Apesar das buscas, até hoje ainda não registramos a perereca-rústica em outros brejos. Nós acreditamos que este dia vai chegar, pois muitas áreas ainda precisam ser visitadas.
Apesar disso, a situação de conservação da perereca-rústica é bastante preocupante, independente se ela for registrada em mais localidades.
Você sabe por quê?

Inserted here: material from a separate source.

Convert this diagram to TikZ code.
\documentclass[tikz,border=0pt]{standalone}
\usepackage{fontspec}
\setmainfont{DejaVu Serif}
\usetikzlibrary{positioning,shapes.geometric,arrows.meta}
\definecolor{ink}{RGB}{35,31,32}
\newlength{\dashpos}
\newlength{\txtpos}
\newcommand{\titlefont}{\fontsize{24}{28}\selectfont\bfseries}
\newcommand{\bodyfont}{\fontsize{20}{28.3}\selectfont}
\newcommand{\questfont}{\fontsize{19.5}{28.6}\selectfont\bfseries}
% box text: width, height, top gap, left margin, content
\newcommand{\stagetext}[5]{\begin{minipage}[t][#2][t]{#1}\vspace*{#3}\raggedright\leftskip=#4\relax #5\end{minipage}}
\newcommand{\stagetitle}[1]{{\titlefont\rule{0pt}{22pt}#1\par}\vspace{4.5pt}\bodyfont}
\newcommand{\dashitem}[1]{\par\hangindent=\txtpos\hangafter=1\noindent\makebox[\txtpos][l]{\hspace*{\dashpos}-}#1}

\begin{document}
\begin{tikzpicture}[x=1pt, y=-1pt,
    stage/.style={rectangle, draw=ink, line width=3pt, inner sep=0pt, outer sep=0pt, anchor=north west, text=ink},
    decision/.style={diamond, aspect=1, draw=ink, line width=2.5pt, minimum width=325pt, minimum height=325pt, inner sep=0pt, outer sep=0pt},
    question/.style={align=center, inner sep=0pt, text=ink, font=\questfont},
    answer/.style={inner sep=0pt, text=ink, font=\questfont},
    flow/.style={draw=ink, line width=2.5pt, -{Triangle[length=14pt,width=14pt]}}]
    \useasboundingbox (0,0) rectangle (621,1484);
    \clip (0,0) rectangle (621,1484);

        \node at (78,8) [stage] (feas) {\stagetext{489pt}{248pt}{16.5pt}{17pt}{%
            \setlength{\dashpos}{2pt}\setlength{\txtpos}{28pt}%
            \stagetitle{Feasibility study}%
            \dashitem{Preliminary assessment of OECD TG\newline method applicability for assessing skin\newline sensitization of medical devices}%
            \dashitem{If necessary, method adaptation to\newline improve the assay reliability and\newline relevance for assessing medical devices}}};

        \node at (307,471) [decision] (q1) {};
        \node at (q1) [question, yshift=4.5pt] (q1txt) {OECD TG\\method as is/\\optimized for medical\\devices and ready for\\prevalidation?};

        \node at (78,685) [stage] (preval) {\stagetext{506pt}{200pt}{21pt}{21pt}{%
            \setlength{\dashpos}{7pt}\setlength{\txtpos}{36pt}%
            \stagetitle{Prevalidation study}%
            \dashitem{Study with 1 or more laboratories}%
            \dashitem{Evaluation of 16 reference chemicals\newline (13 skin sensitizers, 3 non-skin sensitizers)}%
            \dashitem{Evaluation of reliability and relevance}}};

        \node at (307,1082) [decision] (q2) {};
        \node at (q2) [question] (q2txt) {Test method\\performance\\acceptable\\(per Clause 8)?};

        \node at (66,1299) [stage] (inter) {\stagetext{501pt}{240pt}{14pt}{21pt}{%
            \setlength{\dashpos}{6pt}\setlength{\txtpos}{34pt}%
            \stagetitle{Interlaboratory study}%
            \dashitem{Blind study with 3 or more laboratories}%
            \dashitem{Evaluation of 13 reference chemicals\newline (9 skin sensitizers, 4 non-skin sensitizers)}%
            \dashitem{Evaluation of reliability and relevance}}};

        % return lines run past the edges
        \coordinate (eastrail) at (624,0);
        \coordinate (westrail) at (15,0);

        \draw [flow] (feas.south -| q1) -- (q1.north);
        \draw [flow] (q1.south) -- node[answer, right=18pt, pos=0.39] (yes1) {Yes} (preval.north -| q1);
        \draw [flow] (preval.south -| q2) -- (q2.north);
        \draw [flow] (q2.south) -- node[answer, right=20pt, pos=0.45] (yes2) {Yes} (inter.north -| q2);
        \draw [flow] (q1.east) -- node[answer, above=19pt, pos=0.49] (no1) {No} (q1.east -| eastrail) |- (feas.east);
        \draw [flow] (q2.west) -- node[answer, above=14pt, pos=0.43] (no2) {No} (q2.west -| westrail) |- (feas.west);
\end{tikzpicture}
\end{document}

Porque as áreas úmidas dos campos de altitude (chamadas de brejos ou de banhados) do Planalto das Araucárias vêm sendo mais e mais degradadas a cada ano.
A principal razão é a ampliação da agricultura e plantio de Pinus.
Com a perda de hábitat, as espécies endêmicas podem desaparecer para sempre.
Espécie endêmica: espécies de animais e plantas que só ocorrem em um determinado lugar, como é o caso da perereca-rústica.
Devido a esta situação difícil para a perereca-rústica, ela foi classificada como Criticamente em Perigo – CR na Lista da Fauna Brasileira Ameaçada de Extinção (Portaria MMA nº 148, de 07 de junho de 2022).
Esta categoria de ameaça é a mais grave de todas, sendo a última antes da espécie ser considerada extinta na natureza.
Por isso, em 2022 a perereca-rústica foi recomendada pela ASG Brasil para a manutenção ex situ, ou seja, fora do seu ambiente natural.
ASG Brasil: o Grupo de Especialistas de Anfíbios do Brasil (ASG Brasil) tem como objetivo formar uma rede de especialistas que doam seu tempo e conhecimento para criar uma comunidade onde a conservação prática de anfíbios avance com uma base científica sólida.
É nesta importante e desafiadora missão que entra em cenário o Parque das Aves.
A manutenção ex situ da perereca-rústica tem como objetivo assegurar uma população de resgate até que as ameaças a esta espécie em seu ambiente de ocorrência natural diminuam ou cessem.
Ex situ e In situ: para se referir aos animais que vivem em seus ambientes de ocorrência natural é utilizada a expressão latina in situ, isto é, “em seu lugar”. Já para os animais que vivem em outro local, fora de seus habitats, o termo utilizado é ex situ, isto é, “fora do seu lugar”.
Também será possível reintroduzir indivíduos em locais mais seguros no futuro, caso isso seja necessário.
Hoje, o Programa de Conservação ex situ da Perereca-rústica envolve o esforço conjunto da equipe do Parque das Aves, com o apoio do Zoológico de São Paulo e de pesquisadores e estudantes da Universidade Federal de Santa Maria, além de outras instituições brasileiras.
A ação de conservação ex situ também recebe apoio do Instituto Chico Mendes de Conservação da Biodiversidade – ICMBio, por meio do Plano de Ação para a Conservação da Herpetofauna do Sul do Brasil (PAN Herpetofauna Sul) e da ASG Brasil, por meio do Plano Estratégico de Conservação de Anfíbios Brasileiros.
Esperamos que o resultado desse esforço conjunto seja a retirada da perereca-rústica da lista de espécies ameaçadas no futuro.